Kraishevo () is a rural locality (a selo) and the administrative center of Kraishevskoye Rural Settlement, Yelansky District, Volgograd Oblast, Russia. The population was 1,204 as of 2010. There are 18 streets, secondary school, club and Great Patriotic War Memorial.

Geography 
Kraishevo is located on Khopyorsko-Buzulukskaya Plain on the bank of the Kraishevka River near its confluence into Tersa river, 33 km southeast of Yelan (the district's administrative centre) by road. Beryozovka is the nearest rural locality.

The village is located in pure steppe zone. The altitude above sea level is about 110—120 m. The floodplain and low tarraces of the Tersa are characterized by plains, channels, rare small areas of oak and alder forests, grasslands, plots of agricultural lands. The overlying terrain is characterized by steppes, dry channels, plains, agricultural lands, plots meadow steppes, meadows, broad-leaved and small-leaved forests.

There is a water spring near the village.

History 
The village was founded in 1799 (in 1771 by another data) by migrant settlers from Kerensk District (Uyezd) of Penza Governorate. Primarily the village belonged to Naryskins and later was transferred to the State Treasury. In 1808 the Treasury granted the village to major Ovsyanikov, who later sold it to major general Rusakov and court counselor Weber, and later from them the village was transferred to the State. Kraishevka village, also known as Troitskoye, is designated on the Detailed map of the Russian Empire of year 1816. The village was a part of Atkarsky District (Uyezd) of Saratov Governorate. In accordance with the Schematic map of Atkarsky District of year 1912, Kraishevka was a so called volost village (village forming a municipality). The fair was organized here.

In accordance with the List of settlements of Atkarsky District of year 1914 (based on the year 1911 data) the village was settled by the former state peasants, ethnically Great Russians (Velikorosy), summarily 3452 men and 3568 women. In the village there were the church, 2 zemstvo schools, church school, hospital, reception hospital, market.

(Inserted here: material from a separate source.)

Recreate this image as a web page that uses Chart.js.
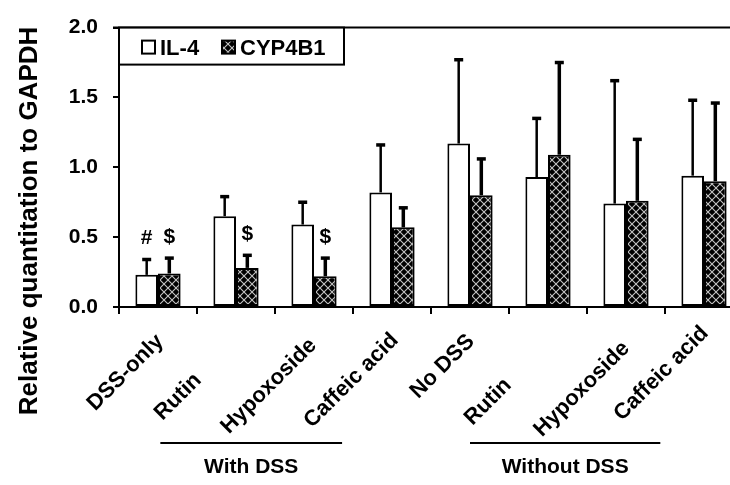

In 1928 the village was included into Yelan District of Kamyshin Area of the Lower Volga Province (Nizhne-Volzhskiy Kray). Kamyshin Area was abolished in 1930 and in 1934 the Lower Volga Province became Stalingrad Province (Stalingradskiy Kray).
In 1935 the village was included into Vyazovka District. (In 1936 Vyazovka District was included into Stalingrad Province. In 1963, due to abolition of Vyazovka District, Kraishevo village was included into Yalan District. The village become the center of Kraishevo  Selsoviet (rural council).
Later Kraishevo became a part of Yelansky District of Volgograd Oblast.